洋上風力発電は、再生可能エネルギーの主力電源として期待されており、国は風力発電に適した国内10か所の海域を「促進区域」に指定して、事業を推進している。さらに有望区域や準備区域も指定し、区域の拡大を目指している。

▲1/3スケールモデル公開実証試験の様子(出所:戸田建設)

同社が開発を進めている一括搭載技術は、新エネルギー・産業技術総合開発機構(NEDO)の「浮体式洋上風力発電の導入促進に資する次世代技術の開発」に採択され、実用化を進めている。実際に建設する大型風車(15メガワット級)は直径240メートルだが、同社はこれまで水槽を使った試験で100分の1の大きさの風車の一括搭載に成功している。

今回の実証試験は、洋上での初めての作業で、直径80メートルの2メガワット級風車を使って行われた。

同月25日、同市椛島沖で行われた実証試験は、関係機関や報道機関にも公開して行われた。事前に組み立てた完成形の風車を、大型起重機船(3700トン吊級)で立ったままの状態で吊り上げて、土台となる浮体にまで運び、そのまま浮体に下ろして設置した。タワー下端の接続部材を吊り上げて転倒防止枠でタワーを把持し、2本のクレーンジブの間にタワーを通した状態で吊るため、風車の大きさに関わらず、起重機船の吊り能力を最大限に活用して運搬と設置ができる。

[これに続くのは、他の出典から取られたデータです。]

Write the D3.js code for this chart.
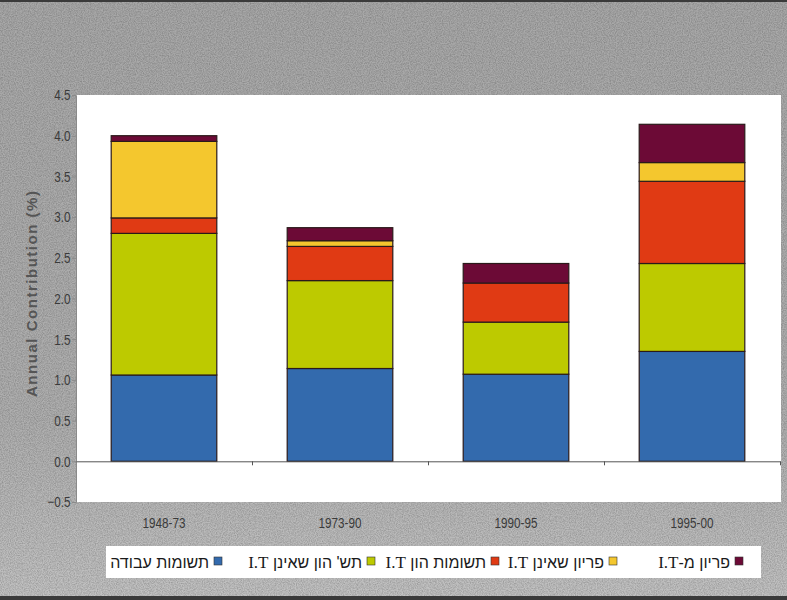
<!DOCTYPE html>
<html>
<head>
<meta charset="utf-8">
<script src="https://cdn.jsdelivr.net/npm/d3@7"></script>
<style>
  html, body { margin: 0; padding: 0; background: #ffffff; }
  svg { display: block; }
</style>
</head>
<body>
<svg id="chart" width="787" height="600"></svg>
<script>
// Periods on the x axis
const periods = ["1948-73", "1973-90", "1990-95", "1995-00"];

// Contribution of each source to annual growth (%), stacked bottom to top
const laborInput      = [1.06, 1.14, 1.07, 1.35];   // תשומות עבודה
const nonItCapital    = [1.74, 1.08, 0.64, 1.08];   // תש' הון שאינן I.T
const itCapital       = [0.19, 0.42, 0.48, 1.01];   // תשומות הון I.T
const nonItProd       = [0.94, 0.07, 0.00, 0.23];   // פריון שאינן I.T
const itProd          = [0.07, 0.16, 0.24, 0.47];   // פריון מ-I.T

const seriesKeys   = ["labor", "nonItCap", "itCap", "nonItProd", "itProd"];
// Legend names: Hebrew part and optional "I.T" part (set in a serif face)
const seriesHeb    = ["תשומות עבודה", "תש' הון שאינן ", "תשומות הון ", "פריון שאינן ", "פריון מ-"];
const seriesLatin  = ["", "I.T", "I.T", "I.T", "I.T"];
const seriesColors = ["#336aad", "#bdca00", "#e03a14", "#f4c72e", "#6c0a36"];

const yTicks = [-0.5, 0, 0.5, 1, 1.5, 2, 2.5, 3, 3.5, 4, 4.5];

const rows = periods.map((p, i) => ({
  period: p,
  labor: laborInput[i],
  nonItCap: nonItCapital[i],
  itCap: itCapital[i],
  nonItProd: nonItProd[i],
  itProd: itProd[i]
}));

const svg = d3.select("#chart");
const W = 787, H = 600;
const plot = { left: 76, right: 780, top: 95, bottom: 502 };

// Textured grey backdrop
const defs = svg.append("defs");
const grad = defs.append("linearGradient").attr("id", "bgGrad")
  .attr("x1", 0).attr("y1", 0).attr("x2", 0).attr("y2", 1);
grad.append("stop").attr("offset", "0%").attr("stop-color", "#a8a8a8");
grad.append("stop").attr("offset", "70%").attr("stop-color", "#afafaf");
grad.append("stop").attr("offset", "100%").attr("stop-color", "#c2c2c2");

const grain = defs.append("filter").attr("id", "grain")
  .attr("x", 0).attr("y", 0).attr("width", "100%").attr("height", "100%");
grain.append("feTurbulence").attr("type", "fractalNoise")
  .attr("baseFrequency", 0.85).attr("numOctaves", 2).attr("seed", 3);
grain.append("feColorMatrix").attr("type", "matrix")
  .attr("values", "0 0 0 0 0  0 0 0 0 0  0 0 0 0 0  0 0 0 -1.6 1.1");

svg.append("rect").attr("width", W).attr("height", H).attr("fill", "url(#bgGrad)");
svg.append("rect").attr("width", W).attr("height", H)
  .attr("filter", "url(#grain)").attr("opacity", 0.22);

// Dark frame lines along the top and bottom edges
svg.append("rect").attr("x", 0).attr("y", 0).attr("width", W).attr("height", 2).attr("fill", "#3a3a3a");
svg.append("rect").attr("x", 0).attr("y", 596).attr("width", W).attr("height", 4).attr("fill", "#3a3a3a");

// White plot area
svg.append("rect")
  .attr("x", plot.left).attr("y", plot.top)
  .attr("width", plot.right - plot.left + 1).attr("height", plot.bottom - plot.top)
  .attr("fill", "#ffffff");

// Scales
const x = d3.scaleBand()
  .domain(periods)
  .range([plot.left, plot.right])
  .paddingInner(0.4)
  .paddingOuter(0.2);

const y = d3.scaleLinear()
  .domain([-0.5, 4.5])
  .range([plot.bottom, plot.top]);

// Stacked bars
const stack = d3.stack().keys(seriesKeys);
const layers = stack(rows);

const color = d3.scaleOrdinal().domain(seriesKeys).range(seriesColors);

svg.append("g").selectAll("g")
  .data(layers)
  .join("g")
    .attr("fill", d => color(d.key))
  .selectAll("rect")
  .data(d => d.filter(s => s[1] - s[0] > 0))
  .join("rect")
    .attr("x", d => x(d.data.period))
    .attr("width", x.bandwidth())
    .attr("y", d => y(d[1]))
    .attr("height", d => y(d[0]) - y(d[1]))
    .attr("stroke", "#2a1a1a")
    .attr("stroke-width", 1.2);

// Y axis (condensed numerals)
const tickFont = "'Liberation Sans', Arial, sans-serif";
const yAxis = svg.append("g")
  .attr("transform", `translate(${plot.left},0)`)
  .call(d3.axisLeft(y).tickValues(yTicks).tickFormat(d3.format(".1f")).tickSize(4).tickPadding(3));
yAxis.select(".domain").attr("stroke", "#8a8a8a");
yAxis.selectAll(".tick line").attr("stroke", "#8a8a8a");
yAxis.selectAll(".tick text")
  .attr("fill", "#3a3a3a")
  .attr("transform", "scale(0.78,1)")
  .style("font-family", tickFont)
  .style("font-size", "15px");

// Zero line with category separators
const sepScale = d3.scaleLinear().domain([0, periods.length]).range([plot.left, plot.right]);
const zeroAxis = svg.append("g")
  .attr("transform", `translate(0,${y(0)})`)
  .call(d3.axisBottom(sepScale).tickValues(d3.range(1, periods.length + 1)).tickSize(4).tickSizeOuter(0).tickFormat(""));
zeroAxis.select(".domain").attr("stroke", "#555555");
zeroAxis.selectAll(".tick line").attr("stroke", "#555555");

// Category labels below the plot area
svg.append("g").selectAll("text")
  .data(periods)
  .join("text")
    .attr("transform", d => `translate(${x(d) + x.bandwidth() / 2},528) scale(0.78,1)`)
    .attr("text-anchor", "middle")
    .attr("fill", "#3a3a3a")
    .style("font-family", tickFont)
    .style("font-size", "15px")
    .text(d => d);

// Y axis title
svg.append("text")
  .attr("transform", "translate(37,294) rotate(-90)")
  .attr("text-anchor", "middle")
  .attr("fill", "#555555")
  .attr("textLength", 206)
  .attr("lengthAdjust", "spacing")
  .style("font-family", "'Liberation Sans', Arial, sans-serif")
  .style("font-weight", "bold")
  .style("font-size", "15px")
  .text("Annual Contribution (%)");

// Legend (right-to-left, top series first)
const legend = svg.append("g");
legend.append("rect")
  .attr("x", 106).attr("y", 546).attr("width", 655).attr("height", 32)
  .attr("fill", "#ffffff");

const legendRight = [743, 617, 499, 375, 222];
const legendOrder = [4, 3, 2, 1, 0];
legendOrder.forEach((si, j) => {
  const rx = legendRight[j];
  legend.append("rect")
    .attr("x", rx - 8).attr("y", 557).attr("width", 8).attr("height", 8)
    .attr("fill", seriesColors[si])
    .attr("stroke", "#333").attr("stroke-width", 0.6);
  const t = legend.append("text")
    .attr("x", rx - 13).attr("y", 568)
    .attr("direction", "rtl")
    .attr("text-anchor", "start")
    .attr("fill", "#1a1a1a")
    .style("font-family", "'Liberation Sans', Arial, sans-serif")
    .style("font-size", "16px");
  t.append("tspan").text(seriesHeb[si]);
  if (seriesLatin[si]) {
    t.append("tspan")
      .style("font-family", "'Liberation Serif', 'Times New Roman', serif")
      .style("font-size", "17px")
      .text(seriesLatin[si]);
  }
});
</script>
</body>
</html>
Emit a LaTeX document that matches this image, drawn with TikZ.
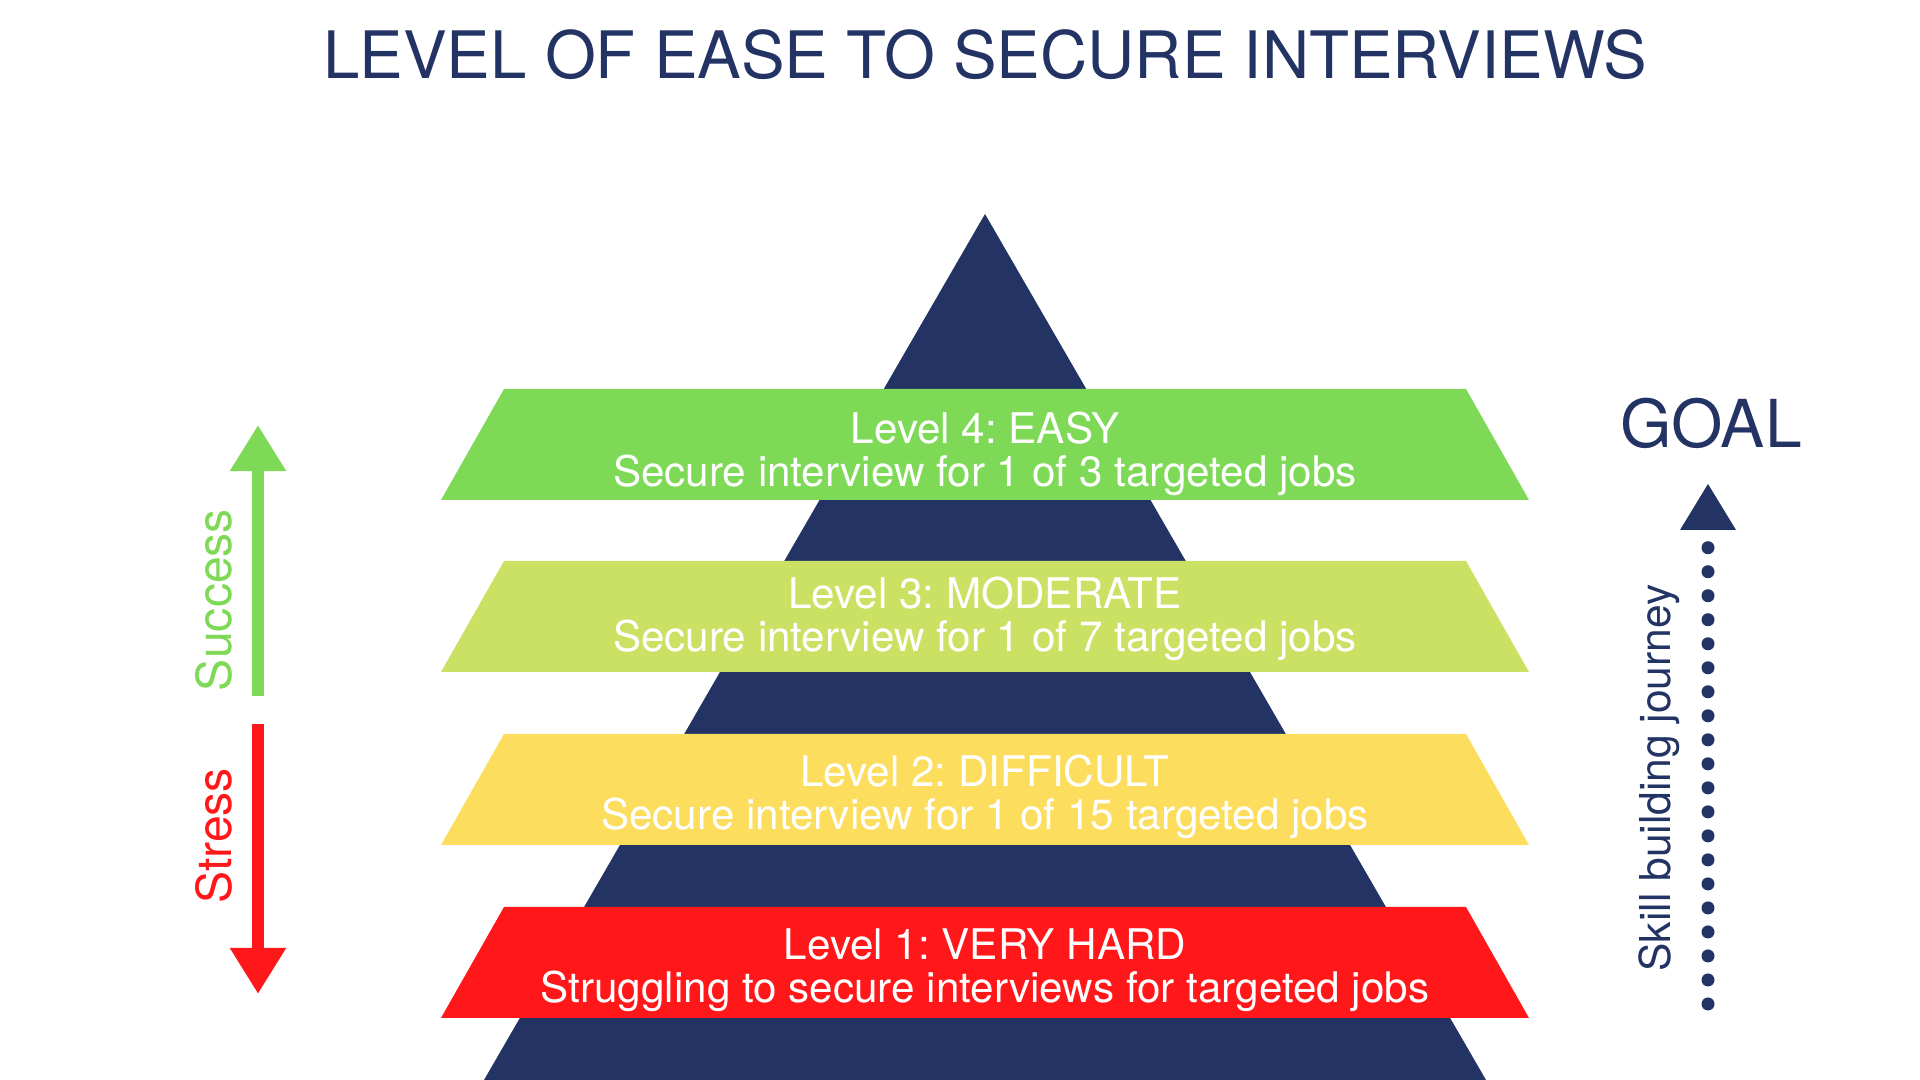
\documentclass[tikz,border=0pt]{standalone}
\usepackage{fontspec}
\setmainfont{TeX Gyre Heros}
\usetikzlibrary{arrows.meta}
\frenchspacing

\definecolor{navy}{RGB}{35,52,100}
\definecolor{easygreen}{RGB}{126,217,87}
\definecolor{modgreen}{RGB}{203,225,100}
\definecolor{diffyellow}{RGB}{253,221,93}
\definecolor{hardred}{RGB}{255,23,26}

\tikzset{
  heading/.style={text=navy, font=\fontsize{18.6}{20}\selectfont},
  bandtext/.style={text=white, align=center, font=\fontsize{12}{12.3}\selectfont},
  sidetext/.style={rotate=90, font=\fontsize{13.7}{15}\selectfont},
  bigarrow/.style={line width=0.12cm, -{Triangle[length=0.46cm,width=0.53cm]}},
  journey/.style={navy, line width=0.13cm, line cap=round, dash pattern=on 0pt off 0.24cm},
}

\begin{document}
\begin{tikzpicture}[x=0.01cm,y=0.01cm]
\useasboundingbox (0,0) rectangle (1920,1080);

\node[heading] (title) at (985,1025) {LEVEL OF EASE TO SECURE INTERVIEWS};

% pyramid behind the levels
\fill[navy] (484,0) -- (985,866) -- (1486,0) -- cycle;

\fill[easygreen] (441,580) -- (504,691) -- (1466,691) -- (1529,580) -- cycle;
\node[bandtext] (lvl4) at (985,626) {Level 4: EASY\\Secure interview for 1 of 3 targeted jobs};

\fill[modgreen] (441,408) -- (504,519) -- (1466,519) -- (1529,408) -- cycle;
\node[bandtext] (lvl3) at (985,461) {Level 3: MODERATE\\Secure interview for 1 of 7 targeted jobs};

\fill[diffyellow] (441,235) -- (504,346) -- (1466,346) -- (1529,235) -- cycle;
\node[bandtext] (lvl2) at (985,283) {Level 2: DIFFICULT\\Secure interview for 1 of 15 targeted jobs};

\fill[hardred] (441,62) -- (504,173) -- (1466,173) -- (1529,62) -- cycle;
\node[bandtext] (lvl1) at (985,110) {Level 1: VERY HARD\\Struggling to secure interviews for targeted jobs};

% left side
\coordinate (succ0) at (258,384);
\coordinate (succ1) at (258,655);
\draw[bigarrow, easygreen] (succ0) -- (succ1);
\node[sidetext, text=easygreen] (success) at (214,480) {Success};

\coordinate (stress0) at (258,356);
\coordinate (stress1) at (258,86);
\draw[bigarrow, hardred] (stress0) -- (stress1);
\node[sidetext, text=hardred] (stress) at (214,244) {Stress};

% right side
\node[text=navy, font=\fontsize{18.8}{20}\selectfont] (goal) at (1711,657) {GOAL};
\fill[navy] (1680,550) -- (1708,596) -- (1736,550) -- cycle;
\coordinate (jbot) at (1708,76);
\coordinate (jtop) at (1708,533);
\draw[journey] (jbot) -- (jtop);
\node[rotate=90, text=navy, font=\fontsize{12.1}{13}\selectfont] (skill) at (1659,302) {Skill building journey};
\end{tikzpicture}
\end{document}
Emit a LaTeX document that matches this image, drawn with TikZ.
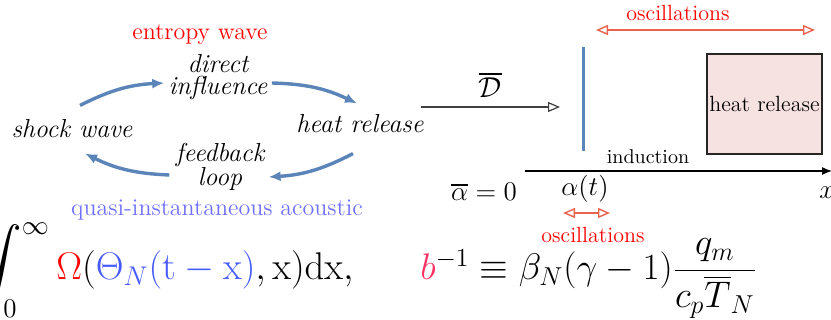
\RequirePackage{fix-cm}
\documentclass[tikz,border=0pt]{standalone}
\usepackage{amsmath}
\usetikzlibrary{arrows.meta,positioning}
\definecolor{cycblue}{RGB}{91,132,184}
\definecolor{oscred}{RGB}{232,98,78}
\definecolor{acoublue}{RGB}{110,110,255}
\definecolor{thetablue}{RGB}{70,90,255}
\definecolor{bpink}{RGB}{255,50,100}
\definecolor{heatfill}{RGB}{247,226,226}

\begin{document}
\begin{tikzpicture}[
  x=0.5pt,y=-0.5pt,
  cyc/.style={-{Latex[length=6pt,width=5pt]},line width=1.7pt,draw=cycblue},
  osc/.style={{Triangle[open,length=6pt,width=5pt]}-{Triangle[open,length=6pt,width=5pt]},line width=.7pt,draw=oscred},
  mean/.style={-{Triangle[open,length=6pt,width=5pt]},line width=.6pt,draw=black!75},
  word/.style={font=\fontsize{13}{15}\selectfont\itshape,inner sep=1pt,align=center},
  redtxt/.style={text=red,font=\fontsize{11}{13}\selectfont,inner sep=1pt},
  bigmath/.style={font=\fontsize{19.3}{23}\selectfont,inner sep=0pt,anchor=base west}]
\useasboundingbox (0,0) rectangle (831,320);

% loop of influences
\node[text=red,font=\large,inner sep=1pt] (entropy) at (200,35) {entropy wave};
\node[word] (direct) at (218,77) {direct\\[-4pt]influence};
\node[word] (shock) at (72,129) {shock wave};
\node[word] (heat) at (360,124) {heat release};
\node[word] (feedback) at (220,167) {feedback\\[-3pt]loop};
\node[text=acoublue,font=\large,inner sep=1pt] (acoustic) at (217,210) {quasi-instantaneous acoustic};
\draw[cyc] ([shift={(8,-12)}]shock.north) to[bend left=12] ([shift={(-2,6)}]direct.west);
\draw[cyc] ([shift={(2,6)}]direct.east) to[bend left=12] ([shift={(-3,-9)}]heat.north);
\draw[cyc] ([shift={(-7,18)}]heat.south) to[bend left=12] ([shift={(2,10)}]feedback.east);
\draw[cyc] ([shift={(-4,8)}]feedback.west) to[bend left=12] ([shift={(13,13)}]shock.south);

% front and induction zone
\coordinate (dstart) at (421,107);
\coordinate (dtip) at (560,107);
\draw[mean] (dstart) -- node[above=1pt,font=\Large] (dbar) {$\overline{\mathcal{D}}$} (dtip);
\node[fill=cycblue,minimum width=1.5pt,minimum height=52pt,inner sep=0pt] (front) at (583,99) {};
\node[draw=black!85,fill=heatfill,line width=.6pt,minimum width=57.5pt,minimum height=50pt,
  inner sep=0pt,font=\fontsize{11}{13}\selectfont] (box) at (764.5,104) {heat release};
\coordinate (oscl) at (596,30);
\coordinate (oscr) at (815,30);
\draw[osc] (oscl) -- (oscr);
\node[redtxt] (osctop) at (678,13) {oscillations};
\coordinate (axstart) at (525,171);
\coordinate (axend) at (832,171);
\draw[-{Latex[length=5pt,width=4pt]},line width=.6pt] (axstart) -- (axend);
\node[inner sep=1pt] (induction) at (648,157) {induction};
\node[font=\fontsize{13.5}{16}\selectfont,inner sep=0pt] (xlab) at (827,193) {$x$};
\node[font=\fontsize{13.5}{16}\selectfont,inner sep=0pt] (alphabar) at (484,192) {$\overline{\alpha}=0$};
\node[font=\fontsize{13.5}{16}\selectfont,inner sep=0pt] (alphat) at (585,189) {$\alpha(t)$};
\coordinate (oscsl) at (563,213);
\coordinate (oscsr) at (610,213);
\draw[osc] (oscsl) -- (oscsr);
\node[redtxt] (oscbot) at (593,235) {oscillations};

% formulas
\node[bigmath] (integral) at (-20,280)
 {$\displaystyle\int_0^\infty \textcolor{red}{\Omega}(\textcolor{thetablue}{\Theta_N(\mathrm{t}-\mathrm{x})},\mathrm{x})\mathrm{dx},$};
\node[bigmath,font=\fontsize{18.5}{22}\selectfont] (bdef) at (420,280)
 {$\textcolor{bpink}{b}^{-1}\equiv\beta_N(\gamma-1)\dfrac{q_m}{c_p\overline{T}_N}$};
\end{tikzpicture}
\end{document}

この日の実証実験では、予定通り風車を設置でき、開発中のソフトを使って精度のよいシミュレーションが可能なことも確認した。

同社では今後、15メガワット級風車の実証施工に向けて、さらなる技術の改良を進めるとともに、シミュレーションソフトの精度向上を図る。最終的には15メガワットを超える風車にも対応可能な一括搭載技術をシミュレーションソフトとともに確立し、浮体式洋上風力発電の大型化、量産化を目指すとしている。